> **Given material**:
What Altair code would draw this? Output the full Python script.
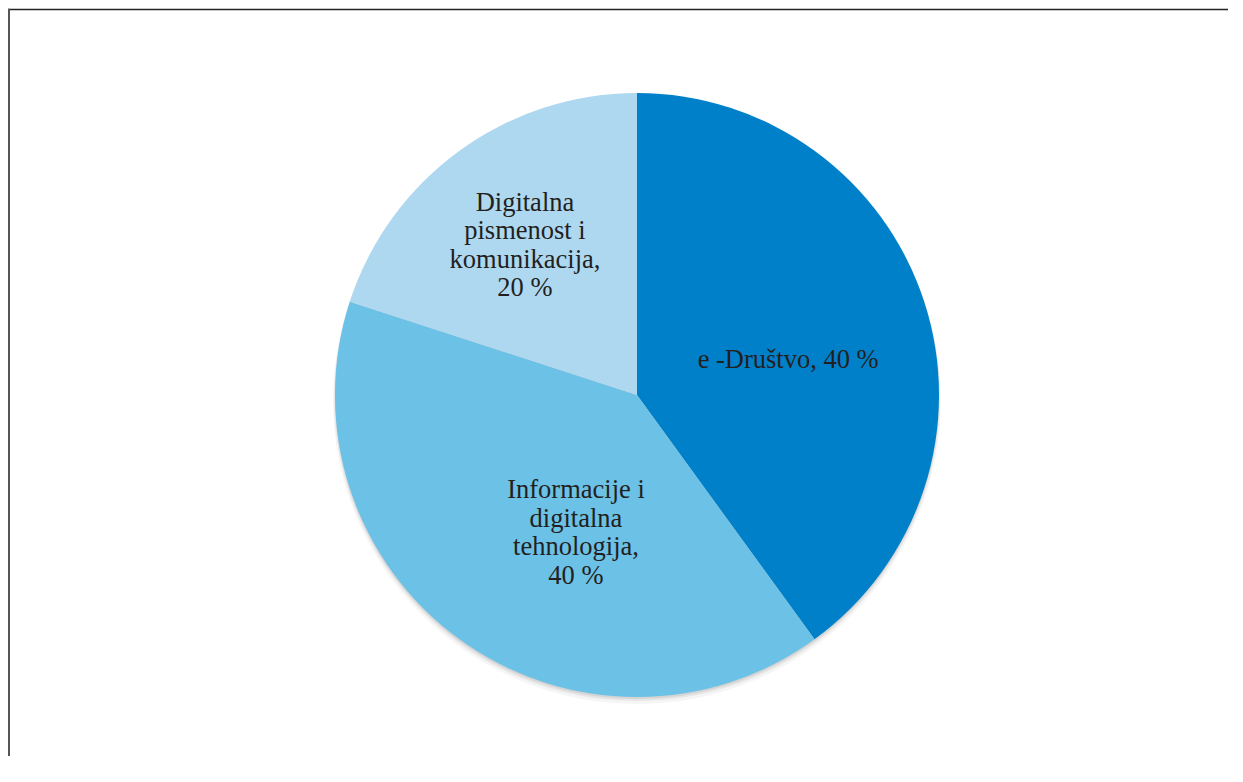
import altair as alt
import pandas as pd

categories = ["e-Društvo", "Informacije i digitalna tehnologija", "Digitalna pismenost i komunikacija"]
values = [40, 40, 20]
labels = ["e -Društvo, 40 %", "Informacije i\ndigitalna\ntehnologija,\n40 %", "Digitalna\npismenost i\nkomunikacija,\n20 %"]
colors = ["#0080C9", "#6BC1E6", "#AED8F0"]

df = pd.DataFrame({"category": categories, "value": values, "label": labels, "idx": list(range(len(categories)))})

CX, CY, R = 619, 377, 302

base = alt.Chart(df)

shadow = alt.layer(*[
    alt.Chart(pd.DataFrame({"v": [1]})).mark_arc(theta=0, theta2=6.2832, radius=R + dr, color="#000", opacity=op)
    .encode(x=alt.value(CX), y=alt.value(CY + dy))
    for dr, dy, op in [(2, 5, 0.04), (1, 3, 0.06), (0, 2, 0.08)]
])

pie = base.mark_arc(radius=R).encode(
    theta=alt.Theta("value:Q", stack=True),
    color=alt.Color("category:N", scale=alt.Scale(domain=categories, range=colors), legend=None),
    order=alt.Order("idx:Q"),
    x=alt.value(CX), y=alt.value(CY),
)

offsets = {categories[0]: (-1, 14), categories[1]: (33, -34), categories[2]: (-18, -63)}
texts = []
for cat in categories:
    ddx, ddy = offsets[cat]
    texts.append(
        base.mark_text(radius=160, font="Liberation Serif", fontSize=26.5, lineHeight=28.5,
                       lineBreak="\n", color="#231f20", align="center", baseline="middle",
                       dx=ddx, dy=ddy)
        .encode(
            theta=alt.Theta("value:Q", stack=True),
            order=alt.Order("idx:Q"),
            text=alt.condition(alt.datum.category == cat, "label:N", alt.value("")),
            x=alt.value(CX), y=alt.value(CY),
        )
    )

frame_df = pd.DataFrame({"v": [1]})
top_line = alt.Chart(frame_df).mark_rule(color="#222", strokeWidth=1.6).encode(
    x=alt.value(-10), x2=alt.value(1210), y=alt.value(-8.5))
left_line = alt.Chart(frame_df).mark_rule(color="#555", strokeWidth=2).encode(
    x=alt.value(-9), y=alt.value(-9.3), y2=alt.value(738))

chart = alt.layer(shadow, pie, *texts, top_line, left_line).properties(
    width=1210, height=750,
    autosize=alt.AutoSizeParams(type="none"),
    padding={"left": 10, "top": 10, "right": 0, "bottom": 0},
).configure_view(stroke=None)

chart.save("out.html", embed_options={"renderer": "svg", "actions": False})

> **Directive**: Repeat the lines above exactly, and keep every picture out.

> **Response**:
What Altair code would draw this? Output the full Python script.
import altair as alt
import pandas as pd

categories = ["e-Društvo", "Informacije i digitalna tehnologija", "Digitalna pismenost i komunikacija"]
values = [40, 40, 20]
labels = ["e -Društvo, 40 %", "Informacije i\ndigitalna\ntehnologija,\n40 %", "Digitalna\npismenost i\nkomunikacija,\n20 %"]
colors = ["#0080C9", "#6BC1E6", "#AED8F0"]

df = pd.DataFrame({"category": categories, "value": values, "label": labels, "idx": list(range(len(categories)))})

CX, CY, R = 619, 377, 302

base = alt.Chart(df)

shadow = alt.layer(*[
    alt.Chart(pd.DataFrame({"v": [1]})).mark_arc(theta=0, theta2=6.2832, radius=R + dr, color="#000", opacity=op)
    .encode(x=alt.value(CX), y=alt.value(CY + dy))
    for dr, dy, op in [(2, 5, 0.04), (1, 3, 0.06), (0, 2, 0.08)]
])

pie = base.mark_arc(radius=R).encode(
    theta=alt.Theta("value:Q", stack=True),
    color=alt.Color("category:N", scale=alt.Scale(domain=categories, range=colors), legend=None),
    order=alt.Order("idx:Q"),
    x=alt.value(CX), y=alt.value(CY),
)

offsets = {categories[0]: (-1, 14), categories[1]: (33, -34), categories[2]: (-18, -63)}
texts = []
for cat in categories:
    ddx, ddy = offsets[cat]
    texts.append(
        base.mark_text(radius=160, font="Liberation Serif", fontSize=26.5, lineHeight=28.5,
                       lineBreak="\n", color="#231f20", align="center", baseline="middle",
                       dx=ddx, dy=ddy)
        .encode(
            theta=alt.Theta("value:Q", stack=True),
            order=alt.Order("idx:Q"),
            text=alt.condition(alt.datum.category == cat, "label:N", alt.value("")),
            x=alt.value(CX), y=alt.value(CY),
        )
    )

frame_df = pd.DataFrame({"v": [1]})
top_line = alt.Chart(frame_df).mark_rule(color="#222", strokeWidth=1.6).encode(
    x=alt.value(-10), x2=alt.value(1210), y=alt.value(-8.5))
left_line = alt.Chart(frame_df).mark_rule(color="#555", strokeWidth=2).encode(
    x=alt.value(-9), y=alt.value(-9.3), y2=alt.value(738))

chart = alt.layer(shadow, pie, *texts, top_line, left_line).properties(
    width=1210, height=750,
    autosize=alt.AutoSizeParams(type="none"),
    padding={"left": 10, "top": 10, "right": 0, "bottom": 0},
).configure_view(stroke=None)

chart.save("out.html", embed_options={"renderer": "svg", "actions": False})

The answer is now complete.